Sekmines customs revolve around greenery, livestock, and future harvest. They show how the Lithuanian village honored approaching summer, shepherds' work, and the fertility of the earth.

01

Decorating homes with birches. Birch branches decorated homes, yards, gates, and byres, signifying life, fertility, and protection from evil and illness.

02

Crowning cows. Animals, especially cows, received wreaths of birch, herbs, and wildflowers for health, fertility, and protection.

03

Honoring shepherds. Sekmines was a shepherds' feast; hosts treated shepherds with cheese, eggs, porridge, or cake in thanks for guarding livestock.

04

Visiting rye and paruges. Girls went to green rye fields, wove wreaths, and sang, asking for good harvest and earth's fertility.

05

Riding and driving animals. On Sekmines morning, shepherds with wreaths rode or drove animals through the village so they would be strong and healthy.

06

Bringing greenery indoors. Fresh birches, juniper, and meadow herbs were carried inside as both decoration and symbolic protection.

07

Church services. Christians attended church to mark the Holy Spirit and ask protection for family, harvest, and livestock.

08

Community food and songs. Sekmines included gatherings, songs, games, and outdoor feasts that marked the nearness of summer.

Where to experience it

Where to experience Sekmines in Lithuania?

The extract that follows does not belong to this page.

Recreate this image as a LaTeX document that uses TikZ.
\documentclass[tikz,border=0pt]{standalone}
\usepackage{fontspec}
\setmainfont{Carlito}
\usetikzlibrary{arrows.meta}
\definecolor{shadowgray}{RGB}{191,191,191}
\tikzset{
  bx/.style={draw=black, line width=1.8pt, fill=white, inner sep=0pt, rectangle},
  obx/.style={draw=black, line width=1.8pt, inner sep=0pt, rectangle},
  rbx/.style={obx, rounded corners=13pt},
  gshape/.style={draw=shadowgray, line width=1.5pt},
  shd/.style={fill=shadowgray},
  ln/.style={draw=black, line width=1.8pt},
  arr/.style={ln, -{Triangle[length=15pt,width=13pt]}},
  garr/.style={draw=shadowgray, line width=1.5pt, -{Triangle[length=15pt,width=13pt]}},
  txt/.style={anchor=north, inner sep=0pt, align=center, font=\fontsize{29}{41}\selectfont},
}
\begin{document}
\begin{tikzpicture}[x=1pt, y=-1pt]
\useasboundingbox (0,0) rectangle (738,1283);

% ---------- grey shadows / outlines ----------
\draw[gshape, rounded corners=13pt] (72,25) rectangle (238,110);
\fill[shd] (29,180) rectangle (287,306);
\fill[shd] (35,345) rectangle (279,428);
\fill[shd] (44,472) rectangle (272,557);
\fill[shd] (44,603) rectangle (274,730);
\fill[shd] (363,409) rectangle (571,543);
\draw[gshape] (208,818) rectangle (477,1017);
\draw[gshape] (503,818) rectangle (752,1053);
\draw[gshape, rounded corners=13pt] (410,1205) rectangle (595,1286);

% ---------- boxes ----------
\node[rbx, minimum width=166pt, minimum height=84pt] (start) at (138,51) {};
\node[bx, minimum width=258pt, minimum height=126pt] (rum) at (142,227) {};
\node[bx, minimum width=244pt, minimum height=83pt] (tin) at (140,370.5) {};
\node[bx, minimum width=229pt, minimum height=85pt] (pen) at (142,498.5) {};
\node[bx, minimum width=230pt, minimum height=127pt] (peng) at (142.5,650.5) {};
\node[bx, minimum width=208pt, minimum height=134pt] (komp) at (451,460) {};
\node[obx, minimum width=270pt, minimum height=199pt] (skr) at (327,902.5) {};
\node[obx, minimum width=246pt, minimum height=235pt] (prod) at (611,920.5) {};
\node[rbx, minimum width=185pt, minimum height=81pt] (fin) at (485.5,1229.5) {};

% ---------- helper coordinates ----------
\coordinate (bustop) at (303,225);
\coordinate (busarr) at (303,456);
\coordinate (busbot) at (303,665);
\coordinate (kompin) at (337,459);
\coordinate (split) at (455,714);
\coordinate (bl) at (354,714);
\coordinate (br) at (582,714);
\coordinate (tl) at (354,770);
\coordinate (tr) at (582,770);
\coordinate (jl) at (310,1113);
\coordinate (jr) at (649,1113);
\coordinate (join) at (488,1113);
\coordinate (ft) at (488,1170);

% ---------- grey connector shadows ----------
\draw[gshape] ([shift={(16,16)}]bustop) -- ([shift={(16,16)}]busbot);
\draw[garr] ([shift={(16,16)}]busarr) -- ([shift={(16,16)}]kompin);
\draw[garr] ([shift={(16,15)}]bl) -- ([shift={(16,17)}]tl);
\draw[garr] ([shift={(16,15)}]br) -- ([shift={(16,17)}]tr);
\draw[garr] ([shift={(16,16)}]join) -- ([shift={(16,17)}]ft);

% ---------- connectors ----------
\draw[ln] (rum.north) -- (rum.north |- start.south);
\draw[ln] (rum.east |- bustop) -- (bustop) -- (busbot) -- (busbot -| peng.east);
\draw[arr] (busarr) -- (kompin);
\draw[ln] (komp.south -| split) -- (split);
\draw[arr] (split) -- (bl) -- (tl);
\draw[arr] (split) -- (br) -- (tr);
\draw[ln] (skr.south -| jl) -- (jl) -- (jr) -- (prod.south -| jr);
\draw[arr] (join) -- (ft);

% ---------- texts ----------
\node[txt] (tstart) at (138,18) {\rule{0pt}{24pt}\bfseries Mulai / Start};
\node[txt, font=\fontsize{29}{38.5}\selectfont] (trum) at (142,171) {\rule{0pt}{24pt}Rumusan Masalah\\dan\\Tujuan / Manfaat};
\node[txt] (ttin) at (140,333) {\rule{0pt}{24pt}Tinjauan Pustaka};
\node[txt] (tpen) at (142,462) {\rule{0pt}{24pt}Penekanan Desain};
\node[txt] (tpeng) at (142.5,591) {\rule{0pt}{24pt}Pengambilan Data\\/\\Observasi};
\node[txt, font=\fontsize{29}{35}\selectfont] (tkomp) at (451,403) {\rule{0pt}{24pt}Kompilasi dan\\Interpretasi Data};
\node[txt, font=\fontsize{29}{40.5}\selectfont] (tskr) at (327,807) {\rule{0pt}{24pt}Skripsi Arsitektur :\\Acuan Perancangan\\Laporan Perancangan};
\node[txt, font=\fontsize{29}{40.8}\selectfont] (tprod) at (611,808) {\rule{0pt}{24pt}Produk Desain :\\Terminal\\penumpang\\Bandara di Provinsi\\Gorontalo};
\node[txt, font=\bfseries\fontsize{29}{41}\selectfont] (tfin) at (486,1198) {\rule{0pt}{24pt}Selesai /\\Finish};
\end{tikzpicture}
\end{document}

Sekmines is best experienced where greenery and shepherd customs are cultivated: museums, village communities, and ethnocultural events with birches and shepherd feasts.

Lithuanian Ethnography Museum in Rumsiskes

A place to see green Sekmines decoration, shepherd customs, and the village setting of the feast.

Ethnoculture Centers

Centers organize Sekmines education, greenery workshops, and spring-song evenings.

Village Communities

Communities revive shepherd feasts, animal wreathing, and rye-visiting customs.

Nature and Fields

Sekmines can also be experienced simply by going to green fields, bringing home birch branches, and noticing summer approaching.